━━━ EXCERPTED DATA
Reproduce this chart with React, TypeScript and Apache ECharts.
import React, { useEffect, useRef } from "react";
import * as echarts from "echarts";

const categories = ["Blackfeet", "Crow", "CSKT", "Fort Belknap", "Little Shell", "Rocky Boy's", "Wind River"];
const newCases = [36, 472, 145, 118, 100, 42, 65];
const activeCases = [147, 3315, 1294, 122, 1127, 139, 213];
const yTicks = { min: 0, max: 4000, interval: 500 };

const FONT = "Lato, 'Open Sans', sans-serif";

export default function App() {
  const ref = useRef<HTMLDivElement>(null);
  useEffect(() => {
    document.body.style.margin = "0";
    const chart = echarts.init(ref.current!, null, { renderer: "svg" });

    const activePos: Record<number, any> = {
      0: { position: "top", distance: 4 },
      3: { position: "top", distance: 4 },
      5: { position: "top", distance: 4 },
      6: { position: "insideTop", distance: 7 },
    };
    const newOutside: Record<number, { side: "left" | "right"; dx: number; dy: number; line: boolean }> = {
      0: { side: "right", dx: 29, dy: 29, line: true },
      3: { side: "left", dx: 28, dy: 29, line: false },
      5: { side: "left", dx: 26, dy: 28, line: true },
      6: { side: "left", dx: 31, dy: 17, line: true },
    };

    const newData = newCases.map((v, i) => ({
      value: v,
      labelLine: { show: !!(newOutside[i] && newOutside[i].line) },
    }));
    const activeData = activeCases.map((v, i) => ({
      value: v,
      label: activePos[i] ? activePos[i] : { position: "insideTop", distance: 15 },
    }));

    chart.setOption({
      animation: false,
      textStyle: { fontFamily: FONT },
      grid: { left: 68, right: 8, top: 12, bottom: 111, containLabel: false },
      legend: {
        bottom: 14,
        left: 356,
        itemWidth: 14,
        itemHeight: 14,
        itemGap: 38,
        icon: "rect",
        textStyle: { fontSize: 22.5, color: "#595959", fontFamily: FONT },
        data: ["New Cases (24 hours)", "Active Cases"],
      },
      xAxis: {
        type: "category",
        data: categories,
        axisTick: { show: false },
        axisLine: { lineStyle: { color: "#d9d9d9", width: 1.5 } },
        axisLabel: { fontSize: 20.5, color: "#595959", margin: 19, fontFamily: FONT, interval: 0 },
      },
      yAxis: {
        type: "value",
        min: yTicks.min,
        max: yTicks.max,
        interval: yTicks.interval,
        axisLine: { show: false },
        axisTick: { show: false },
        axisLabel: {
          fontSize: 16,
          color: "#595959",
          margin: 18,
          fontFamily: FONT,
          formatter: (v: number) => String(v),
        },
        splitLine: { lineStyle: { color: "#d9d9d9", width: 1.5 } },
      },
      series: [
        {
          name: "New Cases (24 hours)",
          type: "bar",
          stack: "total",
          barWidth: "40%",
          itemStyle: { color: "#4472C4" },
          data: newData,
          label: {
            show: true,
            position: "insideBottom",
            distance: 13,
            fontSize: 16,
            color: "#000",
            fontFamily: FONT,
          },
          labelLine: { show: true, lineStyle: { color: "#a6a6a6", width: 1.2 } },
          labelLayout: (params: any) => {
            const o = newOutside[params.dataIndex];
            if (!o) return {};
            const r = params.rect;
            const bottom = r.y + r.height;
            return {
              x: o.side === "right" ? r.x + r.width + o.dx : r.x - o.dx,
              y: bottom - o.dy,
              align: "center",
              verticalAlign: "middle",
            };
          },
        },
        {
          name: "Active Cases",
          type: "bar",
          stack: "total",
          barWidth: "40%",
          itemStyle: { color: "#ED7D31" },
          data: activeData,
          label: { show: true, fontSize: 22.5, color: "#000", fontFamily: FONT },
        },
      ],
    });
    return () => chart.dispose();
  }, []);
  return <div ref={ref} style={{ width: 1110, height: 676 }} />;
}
━━━━━━
━━━ EXCERPTED DATA
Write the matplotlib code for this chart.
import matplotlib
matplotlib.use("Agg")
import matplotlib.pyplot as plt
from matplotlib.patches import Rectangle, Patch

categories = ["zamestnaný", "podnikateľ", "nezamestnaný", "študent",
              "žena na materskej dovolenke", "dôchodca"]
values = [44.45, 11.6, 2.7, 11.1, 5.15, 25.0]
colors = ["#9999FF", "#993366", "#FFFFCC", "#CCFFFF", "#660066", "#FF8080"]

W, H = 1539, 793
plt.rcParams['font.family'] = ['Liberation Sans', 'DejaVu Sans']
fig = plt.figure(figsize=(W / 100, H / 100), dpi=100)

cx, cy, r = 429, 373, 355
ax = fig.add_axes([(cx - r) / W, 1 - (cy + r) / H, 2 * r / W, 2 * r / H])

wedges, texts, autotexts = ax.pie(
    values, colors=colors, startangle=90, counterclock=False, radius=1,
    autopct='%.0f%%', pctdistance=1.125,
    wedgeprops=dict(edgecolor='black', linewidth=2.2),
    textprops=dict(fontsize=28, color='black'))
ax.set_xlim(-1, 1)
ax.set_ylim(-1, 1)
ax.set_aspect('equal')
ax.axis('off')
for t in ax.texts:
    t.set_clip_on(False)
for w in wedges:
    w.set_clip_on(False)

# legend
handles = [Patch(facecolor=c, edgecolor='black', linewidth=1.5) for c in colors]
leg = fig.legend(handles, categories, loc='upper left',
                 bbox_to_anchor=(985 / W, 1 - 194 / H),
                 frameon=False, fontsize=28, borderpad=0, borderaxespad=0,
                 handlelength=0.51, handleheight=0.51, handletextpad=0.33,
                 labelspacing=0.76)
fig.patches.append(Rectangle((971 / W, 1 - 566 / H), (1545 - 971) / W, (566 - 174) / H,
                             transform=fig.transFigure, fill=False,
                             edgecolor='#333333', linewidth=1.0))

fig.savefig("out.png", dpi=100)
━━━━━━
* **EXERCISE DESCRIPTION**: Exactly repeat the lines from the line with "Write the matplotlib code for this chart." to the line with "from matplotlib.patches import", including both, and output nothing else.

* **FINAL RESULT**:
Write the matplotlib code for this chart.
import matplotlib
matplotlib.use("Agg")
import matplotlib.pyplot as plt
from matplotlib.patches import Rectangle, Patch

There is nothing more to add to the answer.